|The Voice of Torah: Shemini|
|Written by Rabbi Chaim Goldberger|
The tragedy of Nadav and Avihu needs to be explained. How could two acknowledged tzaddikim, at the moment of the singular greatest connection between God and the Jewish people, have committed such a devastating error? And why
was it only Nadav and Avihu who erred and not their brothers Elazar and Itamar?
Furthermore, in the wake of the tragedy, our parsha lays out a new proscription – Kohanim are not allowed to perform the sacred service while intoxicated. By extension, a chacham is not permitted to rule on matters of halacha while intoxicated. From this law, our sages derive another law: Any chacham capable of ruling on matters of Jewish law is obligated to do so. The law is a reasonable and sensible one, but how does it follow from the prohibition of ruling while drunk?
The Mishkan can play one of two possible roles within the Jewish nation. If we have difficulty living with the unbounded Presence of God in our midst, having a Mishkan enables His Presence to be limited to a specific location so that we can endure it and not feel overwhelmed. On the other hand, if we are comfortable with God’s Presence resting without limitation, the Mishkan serves as a locus enabling us to concentrate and channel our affection for God through one central facility.
Which option you choose would logically make the following difference: If you allow God’s unlimited presence in your world, it is only natural that He would welcome your unlimited presence in His. If you allow God only within limits, He will likely restrict you the same.
The Jewish people felt overwhelmed by God’s Presence. This was the reason they begged Moshe to take an intermediary role after receiving two of the Ten Commandments and it was the reason they tumbled into worship of the Golden Calf (eigel hazahav). Given following atonement for the maaseh ha’eigel, it was clear that the order to construct the Mishkan was meant to satisfy a need for an edifice of limitation. And so it was understood that the Jewish people was to have curtailed access within God’s sanctuary, limited to specified ritual regulation.
But the family of Aharon was different. They never wanted the eigel. They were the ones that had to be coerced into having it made! They remained ready to have the Mishkan be a focus of God’s Presence, not a limitation. As such, they figured they had every right to expect unlimited access.
The highest and most unlimited expression of devotion is self-sacrifice. Avraham Avinu did it when he allowed himself to be cast into Nimrod’s fiery furnace. Yitzchak did it at the Akeidah. Sainted kedoshim throughout history have practiced it when faced with trials of faith.
Nadav and Avihu were faced with a moment of fateful decision.
They knew God had not ordered the offering they desired to bring. But they also knew that if the Mishkan were a place of openness and not limitation, anything they brought would be accepted. They decided it was up to them to singlehandedly turn the Mishkan from a place of limitation into a place of expansive spiritual connection – and they were willing to risk their lives in order to do it.

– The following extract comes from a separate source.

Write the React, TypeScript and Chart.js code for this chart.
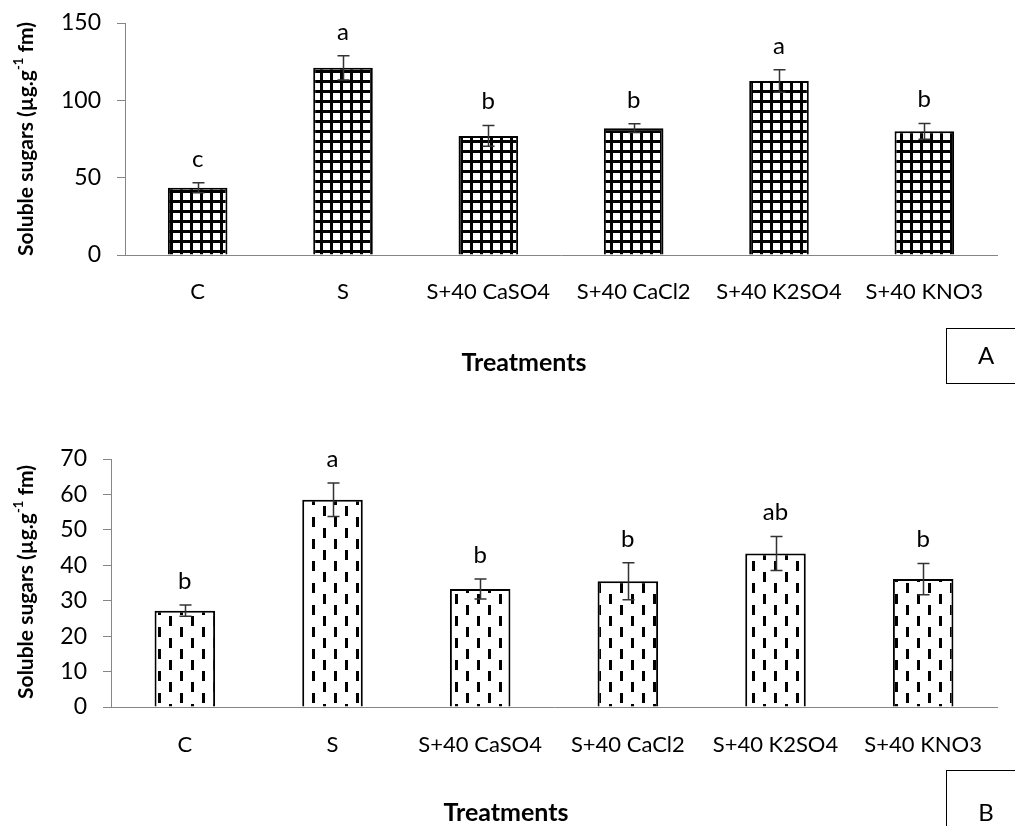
import React, { useEffect, useRef } from 'react';
import { Chart, registerables } from 'chart.js';

Chart.register(...registerables);

// ---- data ----
const categories = ['C', 'S', 'S+40 CaSO4', 'S+40 CaCl2', 'S+40 K2SO4', 'S+40 KNO3'];

const sugarsA = [43.5, 121, 77, 82, 112.5, 80];
const errorsA = [3.2, 7.8, 6.7, 2.8, 7.2, 5.1];
const lettersA = ['c', 'a', 'b', 'b', 'a', 'b'];
const maxA = 150;
const stepA = 50;

const sugarsB = [27.2, 58.5, 33.3, 35.5, 43.3, 36.1];
const errorsB = [1.6, 4.7, 2.8, 5.2, 4.8, 4.4];
const lettersB = ['b', 'a', 'b', 'b', 'ab', 'b'];
const maxB = 70;
const stepB = 10;

const yTitleMain = 'Soluble sugars (µg.g';
const yTitleSup = '-1';
const yTitleEnd = ' fm)';
const xTitle = 'Treatments';

const FONT = 'Lato, "Open Sans", "DejaVu Sans", sans-serif';
const AXIS_GRAY = '#868686';

function makeGridPattern(ctx: CanvasRenderingContext2D) {
  const c = document.createElement('canvas');
  c.width = 10;
  c.height = 10;
  const g = c.getContext('2d')!;
  g.fillStyle = '#ffffff';
  g.fillRect(0, 0, 10, 10);
  g.fillStyle = '#000000';
  g.fillRect(0, 0, 3, 10);
  g.fillRect(0, 0, 10, 3);
  return ctx.createPattern(c, 'repeat')!;
}

function makeDashPattern(ctx: CanvasRenderingContext2D) {
  const c = document.createElement('canvas');
  c.width = 22;
  c.height = 22;
  const g = c.getContext('2d')!;
  g.fillStyle = '#ffffff';
  g.fillRect(0, 0, 22, 22);
  g.fillStyle = '#000000';
  g.fillRect(4, 2, 3, 10);
  g.fillRect(15, 13, 3, 10);
  g.fillRect(15, 0, 3, 1);
  return ctx.createPattern(c, 'repeat')!;
}

interface Panel {
  values: number[];
  errors: number[];
  letters: string[];
  max: number;
  step: number;
  kind: 'grid' | 'dash';
  padTop: number;
  yWidth: number;
  xHeight: number;
  xPad: number;
  yTitleX: number;
  yTitleY: number;
  xTitleX: number;
  xTitleY: number;
  box: { x: number; y: number; w: number; h: number; label: string; lx: number; ly: number };
}

function overlayPlugin(p: Panel) {
  return {
    id: 'overlay',
    afterDatasetsDraw(chart: any) {
      const ctx: CanvasRenderingContext2D = chart.ctx;
      const meta = chart.getDatasetMeta(0);
      const ys = chart.scales.y;
      ctx.save();
      meta.data.forEach((bar: any, i: number) => {
        const x = Math.round(bar.x) + 0.5;
        const v = p.values[i];
        const e = p.errors[i];
        const yt = ys.getPixelForValue(v + e);
        const yb = ys.getPixelForValue(v - e);
        ctx.strokeStyle = '#333333';
        ctx.lineWidth = 1.5;
        ctx.beginPath();
        ctx.moveTo(x, yt);
        ctx.lineTo(x, yb);
        ctx.moveTo(x - 6, yt);
        ctx.lineTo(x + 6, yt);
        ctx.moveTo(x - 6, yb);
        ctx.lineTo(x + 6, yb);
        ctx.stroke();
        ctx.fillStyle = '#000000';
        ctx.font = `24px ${FONT}`;
        ctx.textAlign = 'center';
        ctx.textBaseline = 'middle';
        ctx.fillText(p.letters[i], bar.x, yt - 24);
      });
      ctx.restore();
    },
    afterDraw(chart: any) {
      const ctx: CanvasRenderingContext2D = chart.ctx;
      ctx.save();
      ctx.fillStyle = '#000000';
      // y title with superscript
      ctx.translate(p.yTitleX, p.yTitleY);
      ctx.rotate(-Math.PI / 2);
      const mainFont = `bold 21px ${FONT}`;
      const supFont = `bold 13px ${FONT}`;
      const parts: [string, string, number][] = [
        [yTitleMain, mainFont, 0],
        [yTitleSup, supFont, -7],
        [yTitleEnd, mainFont, 0],
      ];
      let total = 0;
      const widths = parts.map(([t, f]) => {
        ctx.font = f;
        const w = ctx.measureText(t).width;
        total += w;
        return w;
      });
      let cx = -total / 2;
      ctx.textAlign = 'left';
      ctx.textBaseline = 'middle';
      parts.forEach(([t, f, dy], i) => {
        ctx.font = f;
        ctx.fillText(t, cx, dy);
        cx += widths[i];
      });
      ctx.setTransform(1, 0, 0, 1, 0, 0);
      // x title
      ctx.font = `bold 25px ${FONT}`;
      ctx.textAlign = 'center';
      ctx.textBaseline = 'middle';
      ctx.fillText(xTitle, p.xTitleX, p.xTitleY);
      // panel label box
      ctx.strokeStyle = '#000000';
      ctx.lineWidth = 1;
      ctx.strokeRect(p.box.x + 0.5, p.box.y + 0.5, p.box.w, p.box.h);
      ctx.font = `24px ${FONT}`;
      ctx.fillText(p.box.label, p.box.lx, p.box.ly);
      ctx.restore();
    },
  };
}

function buildChart(canvas: HTMLCanvasElement, p: Panel) {
  const ctx = canvas.getContext('2d')!;
  const pattern = p.kind === 'grid' ? makeGridPattern(ctx) : makeDashPattern(ctx);
  return new Chart(canvas, {
    type: 'bar',
    data: {
      labels: categories,
      datasets: [
        {
          data: p.values,
          backgroundColor: pattern as any,
          borderColor: '#000000',
          borderWidth: 2,
          barPercentage: 0.41,
          categoryPercentage: 1,
        },
      ],
    },
    options: {
      animation: false,
      responsive: false,
      maintainAspectRatio: false,
      devicePixelRatio: 1,
      layout: { padding: { left: 0, right: 18, top: p.padTop, bottom: 0 } },
      plugins: {
        legend: { display: false },
        tooltip: { enabled: false },
      },
      scales: {
        x: {
          grid: { display: false },
          border: { display: true, color: AXIS_GRAY, width: 1 },
          ticks: {
            color: '#000000',
            font: { family: FONT, size: 22 },
            padding: p.xPad,
            maxRotation: 0,
            autoSkip: false,
          },
          afterFit: (s: any) => {
            s.height = p.xHeight;
            s.paddingLeft = 0;
            s.paddingRight = 0;
          },
        },
        y: {
          min: 0,
          max: p.max,
          ticks: {
            stepSize: p.step,
            color: '#000000',
            font: { family: FONT, size: 23 },
            padding: 16,
          },
          grid: {
            display: true,
            drawOnChartArea: false,
            drawTicks: true,
            tickLength: 8,
            color: AXIS_GRAY,
          },
          border: { display: true, color: AXIS_GRAY, width: 1 },
          afterFit: (s: any) => {
            s.width = p.yWidth;
            s.paddingTop = 0;
            s.paddingBottom = 0;
          },
        },
      },
    } as any,
    plugins: [overlayPlugin(p)],
  });
}

const panelA: Panel = {
  values: sugarsA,
  errors: errorsA,
  letters: lettersA,
  max: maxA,
  step: stepA,
  kind: 'grid',
  padTop: 23,
  yWidth: 125,
  xHeight: 150,
  xPad: 16,
  yTitleX: 26,
  yTitleY: 139,
  xTitleX: 524,
  xTitleY: 363,
  box: { x: 946, y: 328, w: 75, h: 55, label: 'A', lx: 986, ly: 356 },
};

const panelB: Panel = {
  values: sugarsB,
  errors: errorsB,
  letters: lettersB,
  max: maxB,
  step: stepB,
  kind: 'dash',
  padTop: 54,
  yWidth: 111,
  xHeight: 119,
  xPad: 17,
  yTitleX: 26,
  yTitleY: 177,
  xTitleX: 506,
  xTitleY: 408,
  box: { x: 946, y: 365, w: 75, h: 70, label: 'B', lx: 986, ly: 408 },
};

export default function App() {
  const refA = useRef<HTMLCanvasElement>(null);
  const refB = useRef<HTMLCanvasElement>(null);

  useEffect(() => {
    const a = buildChart(refA.current!, panelA);
    const b = buildChart(refB.current!, panelB);
    return () => {
      a.destroy();
      b.destroy();
    };
  }, []);

  return (
    <div style={{ position: 'absolute', left: 0, top: 0, width: 1015, height: 826, background: '#ffffff', overflow: 'hidden' }}>
      <canvas ref={refA} width={1015} height={405} style={{ display: 'block', width: 1015, height: 405 }} />
      <canvas ref={refB} width={1015} height={421} style={{ display: 'block', width: 1015, height: 421 }} />
    </div>
  );
}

They failed because their calculation was in error, but it was an error only great tzaddikim could have made.
Why did they fail, and why only those two?
Sons of their father, Nadav and Avihu were also sons of their mother Elisheva, and according to the Talmud the majority of sons favor the mother’s brothers. Elisheva’s brother was Nachshon ben Aminadav, who sacrificially strode into the Red Sea causing it to split. Nadav (named for her father Aminadav) and Avihu (literally, “this one is [also like] my father”) were the two b’nei Aharon that took after Elisheva’s side of the family. Thus they were the ones who felt the urge to pursue this ill-fated path of self-sacrifice. Their effort failed because they neglected to recognize the difference between their situation and that of their uncle. Nachshon’s devotion accurately reflected the spirit of the people, thus they merited both his and their deliverance. Nadav and Avihu’s act reflected their own greatness but there was no parallel greatness within the people. Without it, their effort was doomed.
Had they succeeded, all forms of spiritual expression would be holy, and even drunkenness would be an exalted state. Because Nadav and Avihu failed to convert the Mishkan into a place of unlimited spiritual expression, divine worship remained constricted and drunkenness was banned.
By extension, as we’ve said, we are not allowed to issue divine law while intoxicated. Had Nadav and Avihu triumphed, access to divine law would have become available in unlimited supply. Not only would we be able to pronounce God’s law while under the influence – because nothing un-Godly would ever be able to emerge from our mouths with the Shechina resting directly upon us – but we would all be able to render piskei halacha. It is only because we did not merit their success that access to God’s law remains limited. But since access is now so limited, it becomes clear that any chacham who is capable of ruling on halacha is obviously required to do so.